8 Daarom, God gave dat wij alle mensen ertoe konden bewegen niet tegen God op te staan en Hem niet tot toorn te prikkelen, maar dat allen in Christus zouden geloven, zich zouden bezinnen op zijn dood, zijn kruis zouden opnemen en de smaad van de wereld zouden dragen; daarom neem ik, Jakob, het op mij het gebod van mijn broer Nephi te volbrengen.

9 Nephi nu begon oud te worden, en hij besefte dat hij weldra moest sterven; daarom zalfde hij iemand om koning en heerser over zijn volk te zijn, volgens de regering van de koningen.

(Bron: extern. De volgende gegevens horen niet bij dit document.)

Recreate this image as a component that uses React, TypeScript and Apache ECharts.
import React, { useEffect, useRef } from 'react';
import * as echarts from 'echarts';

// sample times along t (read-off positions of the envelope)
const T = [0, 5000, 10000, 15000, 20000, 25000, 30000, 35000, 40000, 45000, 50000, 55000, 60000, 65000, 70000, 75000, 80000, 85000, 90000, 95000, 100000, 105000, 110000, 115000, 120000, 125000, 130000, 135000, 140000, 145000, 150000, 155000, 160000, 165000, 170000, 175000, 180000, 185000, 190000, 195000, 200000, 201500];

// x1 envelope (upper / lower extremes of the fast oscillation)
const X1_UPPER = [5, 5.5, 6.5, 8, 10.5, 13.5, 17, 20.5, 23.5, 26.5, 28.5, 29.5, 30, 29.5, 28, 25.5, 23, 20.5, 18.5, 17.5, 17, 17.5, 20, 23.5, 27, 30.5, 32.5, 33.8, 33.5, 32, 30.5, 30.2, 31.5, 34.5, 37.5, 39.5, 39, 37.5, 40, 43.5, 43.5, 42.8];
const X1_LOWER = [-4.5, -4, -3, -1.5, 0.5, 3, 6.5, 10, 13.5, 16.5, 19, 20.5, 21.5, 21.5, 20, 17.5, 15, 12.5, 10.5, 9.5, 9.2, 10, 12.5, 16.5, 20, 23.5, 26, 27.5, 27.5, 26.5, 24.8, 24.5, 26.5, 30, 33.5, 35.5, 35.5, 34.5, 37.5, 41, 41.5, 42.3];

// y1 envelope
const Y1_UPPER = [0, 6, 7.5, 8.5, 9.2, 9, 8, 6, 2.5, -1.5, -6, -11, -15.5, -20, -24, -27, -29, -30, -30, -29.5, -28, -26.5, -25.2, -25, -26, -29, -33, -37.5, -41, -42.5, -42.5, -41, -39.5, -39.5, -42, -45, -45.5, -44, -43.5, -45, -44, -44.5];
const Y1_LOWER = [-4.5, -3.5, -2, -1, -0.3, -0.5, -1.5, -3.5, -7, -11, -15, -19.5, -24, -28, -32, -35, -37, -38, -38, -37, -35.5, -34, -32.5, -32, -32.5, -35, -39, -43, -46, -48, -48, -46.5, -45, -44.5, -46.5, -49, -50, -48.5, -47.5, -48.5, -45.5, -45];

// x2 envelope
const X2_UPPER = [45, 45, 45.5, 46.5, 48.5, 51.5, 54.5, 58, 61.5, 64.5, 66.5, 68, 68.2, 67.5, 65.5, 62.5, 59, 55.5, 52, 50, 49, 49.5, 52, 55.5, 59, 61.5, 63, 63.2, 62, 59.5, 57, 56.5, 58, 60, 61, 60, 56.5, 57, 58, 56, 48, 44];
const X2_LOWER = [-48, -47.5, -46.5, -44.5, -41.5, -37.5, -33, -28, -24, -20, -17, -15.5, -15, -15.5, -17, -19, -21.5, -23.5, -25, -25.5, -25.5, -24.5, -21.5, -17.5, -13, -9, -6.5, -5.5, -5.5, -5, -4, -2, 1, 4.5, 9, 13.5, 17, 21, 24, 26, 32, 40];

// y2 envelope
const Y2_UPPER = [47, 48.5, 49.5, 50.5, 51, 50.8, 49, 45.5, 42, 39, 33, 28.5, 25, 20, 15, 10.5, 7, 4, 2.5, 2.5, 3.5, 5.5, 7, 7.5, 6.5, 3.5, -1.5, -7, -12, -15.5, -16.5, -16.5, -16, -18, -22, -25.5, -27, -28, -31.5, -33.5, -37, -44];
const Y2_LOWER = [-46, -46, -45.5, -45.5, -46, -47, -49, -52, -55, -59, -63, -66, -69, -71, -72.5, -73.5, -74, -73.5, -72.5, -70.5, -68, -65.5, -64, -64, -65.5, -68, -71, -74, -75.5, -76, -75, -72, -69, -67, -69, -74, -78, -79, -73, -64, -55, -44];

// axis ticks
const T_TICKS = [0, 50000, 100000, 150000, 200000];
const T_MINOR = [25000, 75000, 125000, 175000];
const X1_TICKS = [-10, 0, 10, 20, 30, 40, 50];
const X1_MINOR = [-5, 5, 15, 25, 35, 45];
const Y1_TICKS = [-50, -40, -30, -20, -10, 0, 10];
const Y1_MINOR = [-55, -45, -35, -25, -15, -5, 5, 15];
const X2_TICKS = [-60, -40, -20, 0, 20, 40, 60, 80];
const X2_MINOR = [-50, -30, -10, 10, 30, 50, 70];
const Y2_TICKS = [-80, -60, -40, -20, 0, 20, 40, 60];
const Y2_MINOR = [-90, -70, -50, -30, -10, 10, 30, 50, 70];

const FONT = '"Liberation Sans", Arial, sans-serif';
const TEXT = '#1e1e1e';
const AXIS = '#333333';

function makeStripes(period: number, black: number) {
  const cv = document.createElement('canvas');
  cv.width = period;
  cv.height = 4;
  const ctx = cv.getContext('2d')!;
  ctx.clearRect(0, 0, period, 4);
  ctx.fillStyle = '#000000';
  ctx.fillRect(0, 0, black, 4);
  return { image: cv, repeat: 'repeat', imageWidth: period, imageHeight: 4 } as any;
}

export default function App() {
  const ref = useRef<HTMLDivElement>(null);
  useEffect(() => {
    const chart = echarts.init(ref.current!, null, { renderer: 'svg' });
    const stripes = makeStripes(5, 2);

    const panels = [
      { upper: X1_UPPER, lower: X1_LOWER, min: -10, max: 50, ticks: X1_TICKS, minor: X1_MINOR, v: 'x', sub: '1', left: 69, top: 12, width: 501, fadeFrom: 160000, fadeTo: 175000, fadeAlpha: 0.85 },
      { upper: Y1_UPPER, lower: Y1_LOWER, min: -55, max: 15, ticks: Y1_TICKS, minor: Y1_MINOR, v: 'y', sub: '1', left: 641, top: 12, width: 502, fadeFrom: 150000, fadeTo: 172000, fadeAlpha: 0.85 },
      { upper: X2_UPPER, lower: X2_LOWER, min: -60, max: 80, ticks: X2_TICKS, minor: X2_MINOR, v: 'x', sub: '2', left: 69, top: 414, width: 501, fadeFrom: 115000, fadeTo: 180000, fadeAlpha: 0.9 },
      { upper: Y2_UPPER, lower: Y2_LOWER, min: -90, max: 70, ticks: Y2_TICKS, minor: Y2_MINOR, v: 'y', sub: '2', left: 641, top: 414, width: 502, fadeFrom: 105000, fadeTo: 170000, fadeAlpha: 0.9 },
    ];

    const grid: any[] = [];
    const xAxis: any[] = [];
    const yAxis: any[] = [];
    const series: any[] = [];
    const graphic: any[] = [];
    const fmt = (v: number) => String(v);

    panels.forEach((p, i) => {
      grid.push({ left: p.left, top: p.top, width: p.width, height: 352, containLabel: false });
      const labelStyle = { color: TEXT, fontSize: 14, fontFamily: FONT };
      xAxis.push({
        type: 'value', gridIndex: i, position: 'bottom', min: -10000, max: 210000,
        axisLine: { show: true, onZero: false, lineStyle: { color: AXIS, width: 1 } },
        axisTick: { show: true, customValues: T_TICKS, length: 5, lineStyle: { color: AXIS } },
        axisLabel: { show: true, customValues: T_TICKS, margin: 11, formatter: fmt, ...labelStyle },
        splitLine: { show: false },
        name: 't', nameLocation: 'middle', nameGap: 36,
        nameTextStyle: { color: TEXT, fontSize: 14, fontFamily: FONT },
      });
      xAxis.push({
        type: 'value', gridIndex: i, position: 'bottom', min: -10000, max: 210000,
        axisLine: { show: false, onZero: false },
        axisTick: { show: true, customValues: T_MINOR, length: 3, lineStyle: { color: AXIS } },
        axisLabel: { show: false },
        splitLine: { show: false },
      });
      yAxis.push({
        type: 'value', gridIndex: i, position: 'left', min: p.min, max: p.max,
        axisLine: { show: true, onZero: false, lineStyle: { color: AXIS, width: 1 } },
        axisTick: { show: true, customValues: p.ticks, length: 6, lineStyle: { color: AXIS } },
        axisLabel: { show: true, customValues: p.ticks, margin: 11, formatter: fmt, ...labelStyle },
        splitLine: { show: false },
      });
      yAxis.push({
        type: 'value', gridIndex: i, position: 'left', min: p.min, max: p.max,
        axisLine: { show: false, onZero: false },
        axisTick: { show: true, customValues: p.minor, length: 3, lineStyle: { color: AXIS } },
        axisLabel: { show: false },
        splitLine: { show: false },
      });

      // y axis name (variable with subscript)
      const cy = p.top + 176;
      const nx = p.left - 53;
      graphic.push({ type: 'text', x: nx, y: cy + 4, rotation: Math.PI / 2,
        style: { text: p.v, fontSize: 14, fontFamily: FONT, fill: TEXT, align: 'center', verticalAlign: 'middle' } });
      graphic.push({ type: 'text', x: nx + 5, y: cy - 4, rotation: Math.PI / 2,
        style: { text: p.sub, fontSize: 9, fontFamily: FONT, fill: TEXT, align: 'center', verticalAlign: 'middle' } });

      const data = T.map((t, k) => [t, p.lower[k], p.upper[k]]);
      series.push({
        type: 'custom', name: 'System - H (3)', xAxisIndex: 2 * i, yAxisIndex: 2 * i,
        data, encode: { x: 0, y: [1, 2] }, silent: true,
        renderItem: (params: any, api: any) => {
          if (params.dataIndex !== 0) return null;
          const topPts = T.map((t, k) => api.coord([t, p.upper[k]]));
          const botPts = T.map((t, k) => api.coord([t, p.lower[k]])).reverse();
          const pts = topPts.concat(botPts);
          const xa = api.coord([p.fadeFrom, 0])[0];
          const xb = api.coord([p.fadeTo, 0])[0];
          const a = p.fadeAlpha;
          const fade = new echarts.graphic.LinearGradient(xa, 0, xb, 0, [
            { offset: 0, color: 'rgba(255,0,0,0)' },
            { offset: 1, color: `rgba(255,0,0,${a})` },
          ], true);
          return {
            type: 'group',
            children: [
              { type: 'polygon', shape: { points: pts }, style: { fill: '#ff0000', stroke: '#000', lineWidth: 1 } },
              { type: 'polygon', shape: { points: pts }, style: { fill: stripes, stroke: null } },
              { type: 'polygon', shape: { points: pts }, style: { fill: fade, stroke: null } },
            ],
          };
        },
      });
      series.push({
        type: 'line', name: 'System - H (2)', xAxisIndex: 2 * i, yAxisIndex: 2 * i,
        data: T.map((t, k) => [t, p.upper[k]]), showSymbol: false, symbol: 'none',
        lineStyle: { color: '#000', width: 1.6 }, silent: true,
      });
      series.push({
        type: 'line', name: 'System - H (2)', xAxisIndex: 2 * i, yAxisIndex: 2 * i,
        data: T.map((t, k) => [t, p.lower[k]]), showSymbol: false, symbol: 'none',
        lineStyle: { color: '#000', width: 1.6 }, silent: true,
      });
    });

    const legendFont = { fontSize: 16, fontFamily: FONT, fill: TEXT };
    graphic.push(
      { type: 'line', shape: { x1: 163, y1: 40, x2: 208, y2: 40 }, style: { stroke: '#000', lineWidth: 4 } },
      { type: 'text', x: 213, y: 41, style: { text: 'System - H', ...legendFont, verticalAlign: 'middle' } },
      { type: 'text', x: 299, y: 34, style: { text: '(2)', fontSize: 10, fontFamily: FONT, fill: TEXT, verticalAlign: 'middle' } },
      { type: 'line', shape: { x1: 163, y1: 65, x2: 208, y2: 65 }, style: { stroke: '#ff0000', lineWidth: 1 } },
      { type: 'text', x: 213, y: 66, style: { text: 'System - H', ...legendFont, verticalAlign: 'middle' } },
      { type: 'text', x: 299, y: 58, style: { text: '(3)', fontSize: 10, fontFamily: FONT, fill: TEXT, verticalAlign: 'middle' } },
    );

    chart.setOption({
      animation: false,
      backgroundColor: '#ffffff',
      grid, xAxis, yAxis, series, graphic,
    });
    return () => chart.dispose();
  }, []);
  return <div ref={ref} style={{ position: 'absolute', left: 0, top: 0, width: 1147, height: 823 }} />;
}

10 Daar het volk Nephi buitengewoon had liefgehad, omdat hij een groot beschermer voor hen was geweest, het zwaard van Laban tot hun verdediging had gehanteerd en al zijn dagen voor hun welzijn had gearbeid —

11 daarom verlangde het volk de herinnering aan zijn naam te bewaren. En wie er ook in zijn plaats regeerde, werd door het volk genoemd Nephi de Tweede, Nephi de Derde enzovoort, volgens de regering van de koningen; en zo werden zij door het volk genoemd, ongeacht welke naam zij droegen.

12 En het geschiedde dat Nephi stierf.

13 De mensen nu die geen Lamanieten waren, waren Nephieten; niettemin werden zij Nephieten, Jakobieten, Jozefieten, Zoramieten, Lamanieten, Lemuelieten en Ismaëlieten genoemd.

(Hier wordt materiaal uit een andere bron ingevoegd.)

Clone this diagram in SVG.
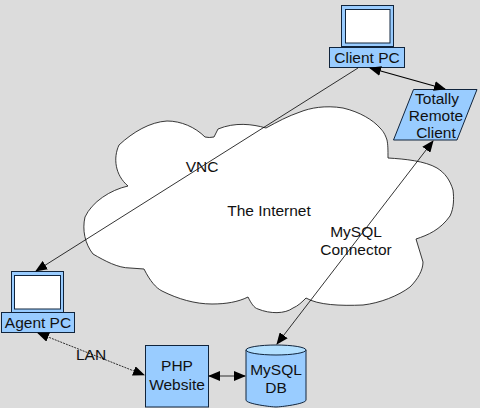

14 Maar ik, Jakob, zal hen voortaan niet door die namen onderscheiden, maar hen die trachten het volk van Nephi te vernietigen, zal ik Lamanieten noemen, en hen die Nephi welgezind zijn, zal ik Nephieten of het volk van Nephi noemen, volgens de regering van de koningen.

15 En nu geschiedde het dat het volk van Nephi tijdens de regering van de tweede koning verstokt van hart begon te worden en zich in zekere mate ging overgeven aan goddeloze praktijken zoals die van David vanouds, die vele vrouwen en bijvrouwen begeerde, evenals Salomo, zijn zoon.

16 Ja, en zij begonnen eveneens naar veel goud en zilver te zoeken en zich enigszins in hoogmoed te verheffen.

17 Daarom heb ik, Jakob, hun deze woorden gegeven toen ik hen in de tempel leerde, nadat ik eerst mijn opdracht van de Heer had verkregen.

18 Want ik, Jakob, en mijn broer Jozef waren door de hand van Nephi tot priester en leraar voor dit volk gewijd.

19 En wij maakten ons ambt groot voor de Heer, aanvaardden de verantwoordelijkheid en waren bereid de zonden van het volk op ons eigen hoofd te laten neerkomen als wij hun niet met alle ijver het woord van God leerden; door dus met alle macht te arbeiden, zou hun bloed niet op onze kleren komen; anders zou hun bloed wél op onze kleren komen en zouden wij ten laatsten dage niet vlekkeloos worden bevonden.